**Task objective**.
Give back the full listing, character for character, with no pictures.
--- Begin Data shown ---
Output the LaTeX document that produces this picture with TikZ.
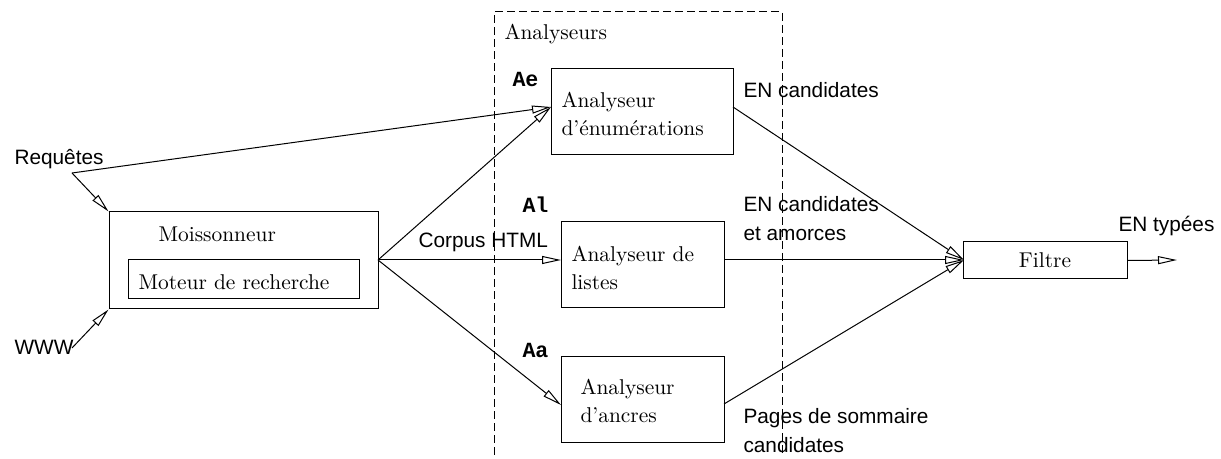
\documentclass[tikz,border=0pt]{standalone}
\usepackage{fontspec}
\setsansfont{Liberation Sans}
\setmonofont{Liberation Mono}
\usetikzlibrary{arrows.meta}
\newcommand{\twolines}[2]{\begin{tabular}[t]{@{}l@{}}#1\\#2\end{tabular}}
\begin{document}
\begin{tikzpicture}[x=0.5pt,y=-0.5pt,line width=0.5pt,
  >={Triangle[open,length=9.5pt,width=4pt]},
  box/.style={draw,inner sep=0pt},
  serif/.style={font=\fontsize{10.7}{13.75}\selectfont,inner sep=0pt,anchor=base west},
  sans/.style={font=\sffamily\fontsize{10.4}{14.5}\selectfont,inner sep=0pt,anchor=base west},
  code/.style={font=\ttfamily\bfseries\fontsize{10.8}{13}\selectfont,inner sep=0pt,anchor=base west},
  grp/.style={dash pattern=on 4pt off 2pt}]
\useasboundingbox (0,0) rectangle (1221,459);
% group of analysers
\coordinate (gbl) at (494,455);
\coordinate (gtl) at (494,12);
\coordinate (gtr) at (782,12);
\coordinate (gbr) at (782,455);
\draw[grp] (gbl) -- (gtl) -- (gtr) -- (gbr);
\node[serif] (grplabel) at (504,40) {Analyseurs};
% boxes
\node[box,minimum width=134.5pt,minimum height=48.5pt] (moiss) at (243.5,260.5) {};
\node[box,minimum width=115.5pt,minimum height=19.5pt] (moteur) at (243.5,279.5) {};
\node[serif] (moisstext) at (158,242) {Moissonneur};
\node[serif] (moteurtext) at (138,290) {Moteur de recherche};
\node[box,minimum width=91pt,minimum height=43pt] (ae) at (642,112) {};
\node[box,minimum width=81.5pt,minimum height=43pt] (al) at (642.5,265) {};
\node[box,minimum width=81.5pt,minimum height=43pt] (aa) at (642.5,400) {};
\node[box,minimum width=82pt,minimum height=18.5pt] (filtre) at (1045,260.5) {};
\node[serif] (aetext) at (561,108) {\twolines{Analyseur}{d’énumérations}};
\node[serif] (altext) at (571,262) {\twolines{Analyseur de}{listes}};
\node[serif] (aatext) at (580,395) {\twolines{Analyseur}{d’ancres}};
\node[font=\fontsize{10.7}{13}\selectfont,inner sep=0pt] (filtretext) at (filtre.center) {Filtre};
% code labels
\node[code] (aelab) at (512,87) {Ae};
\node[code] (allab) at (522,213) {Al};
\node[code] (aalab) at (522,358) {Aa};
% sans labels
\node[sans] (req) at (14,165) {Requêtes};
\node[sans] (www) at (14,355) {WWW};
\node[sans] (corpus) at (418,248) {Corpus HTML};
\node[sans] (encand) at (743,98) {EN candidates};
\node[sans] (encand2) at (743,212) {\twolines{EN candidates}{et amorces}};
\node[sans] (pages) at (743,424) {\twolines{Pages de sommaire}{candidates}};
\node[sans] (typees) at (1118,232) {EN typées};
% coordinates for connectors
\coordinate (reqj) at (72,173);
\coordinate (wwwj) at (72,348);
\coordinate (moissout) at (378,260);
\coordinate (aein) at (551,107);
\coordinate (aeout) at (733,107);
\coordinate (alin) at (561,260);
\coordinate (alout) at (724,260);
\coordinate (aain) at (561,405);
\coordinate (aaout) at (724,404);
\coordinate (filtrein) at (964,260);
\coordinate (out) at (1177,260);
% connectors
\draw[->] (reqj) -- (moiss.north west);
\draw[->] (reqj) -- (aein);
\draw[->] (wwwj) -- (moiss.south west);
\draw[->] (moissout) -- (aein);
\draw[->] (moissout) -- (alin);
\draw[->] (moissout) -- (aain);
\draw[->] (aeout) -- (filtrein);
\draw[->] (alout) -- (filtrein);
\draw[->] (aaout) -- (filtrein);
\draw[->] (filtre.east) -- (out);
\end{tikzpicture}
\end{document}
--- End Data shown ---
**Answer**.
Output the LaTeX document that produces this picture with TikZ.
\documentclass[tikz,border=0pt]{standalone}
\usepackage{fontspec}
\setsansfont{Liberation Sans}
\setmonofont{Liberation Mono}
\usetikzlibrary{arrows.meta}
\newcommand{\twolines}[2]{\begin{tabular}[t]{@{}l@{}}#1\\#2\end{tabular}}
\begin{document}
\begin{tikzpicture}[x=0.5pt,y=-0.5pt,line width=0.5pt,
  >={Triangle[open,length=9.5pt,width=4pt]},
  box/.style={draw,inner sep=0pt},
  serif/.style={font=\fontsize{10.7}{13.75}\selectfont,inner sep=0pt,anchor=base west},
  sans/.style={font=\sffamily\fontsize{10.4}{14.5}\selectfont,inner sep=0pt,anchor=base west},
  code/.style={font=\ttfamily\bfseries\fontsize{10.8}{13}\selectfont,inner sep=0pt,anchor=base west},
  grp/.style={dash pattern=on 4pt off 2pt}]
\useasboundingbox (0,0) rectangle (1221,459);
% group of analysers
\coordinate (gbl) at (494,455);
\coordinate (gtl) at (494,12);
\coordinate (gtr) at (782,12);
\coordinate (gbr) at (782,455);
\draw[grp] (gbl) -- (gtl) -- (gtr) -- (gbr);
\node[serif] (grplabel) at (504,40) {Analyseurs};
% boxes
\node[box,minimum width=134.5pt,minimum height=48.5pt] (moiss) at (243.5,260.5) {};
\node[box,minimum width=115.5pt,minimum height=19.5pt] (moteur) at (243.5,279.5) {};
\node[serif] (moisstext) at (158,242) {Moissonneur};
\node[serif] (moteurtext) at (138,290) {Moteur de recherche};
\node[box,minimum width=91pt,minimum height=43pt] (ae) at (642,112) {};
\node[box,minimum width=81.5pt,minimum height=43pt] (al) at (642.5,265) {};
\node[box,minimum width=81.5pt,minimum height=43pt] (aa) at (642.5,400) {};
\node[box,minimum width=82pt,minimum height=18.5pt] (filtre) at (1045,260.5) {};
\node[serif] (aetext) at (561,108) {\twolines{Analyseur}{d’énumérations}};
\node[serif] (altext) at (571,262) {\twolines{Analyseur de}{listes}};
\node[serif] (aatext) at (580,395) {\twolines{Analyseur}{d’ancres}};
\node[font=\fontsize{10.7}{13}\selectfont,inner sep=0pt] (filtretext) at (filtre.center) {Filtre};
% code labels
\node[code] (aelab) at (512,87) {Ae};
\node[code] (allab) at (522,213) {Al};
\node[code] (aalab) at (522,358) {Aa};
% sans labels
\node[sans] (req) at (14,165) {Requêtes};
\node[sans] (www) at (14,355) {WWW};
\node[sans] (corpus) at (418,248) {Corpus HTML};
\node[sans] (encand) at (743,98) {EN candidates};
\node[sans] (encand2) at (743,212) {\twolines{EN candidates}{et amorces}};
\node[sans] (pages) at (743,424) {\twolines{Pages de sommaire}{candidates}};
\node[sans] (typees) at (1118,232) {EN typées};
% coordinates for connectors
\coordinate (reqj) at (72,173);
\coordinate (wwwj) at (72,348);
\coordinate (moissout) at (378,260);
\coordinate (aein) at (551,107);
\coordinate (aeout) at (733,107);
\coordinate (alin) at (561,260);
\coordinate (alout) at (724,260);
\coordinate (aain) at (561,405);
\coordinate (aaout) at (724,404);
\coordinate (filtrein) at (964,260);
\coordinate (out) at (1177,260);
% connectors
\draw[->] (reqj) -- (moiss.north west);
\draw[->] (reqj) -- (aein);
\draw[->] (wwwj) -- (moiss.south west);
\draw[->] (moissout) -- (aein);
\draw[->] (moissout) -- (alin);
\draw[->] (moissout) -- (aain);
\draw[->] (aeout) -- (filtrein);
\draw[->] (alout) -- (filtrein);
\draw[->] (aaout) -- (filtrein);
\draw[->] (filtre.east) -- (out);
\end{tikzpicture}
\end{document}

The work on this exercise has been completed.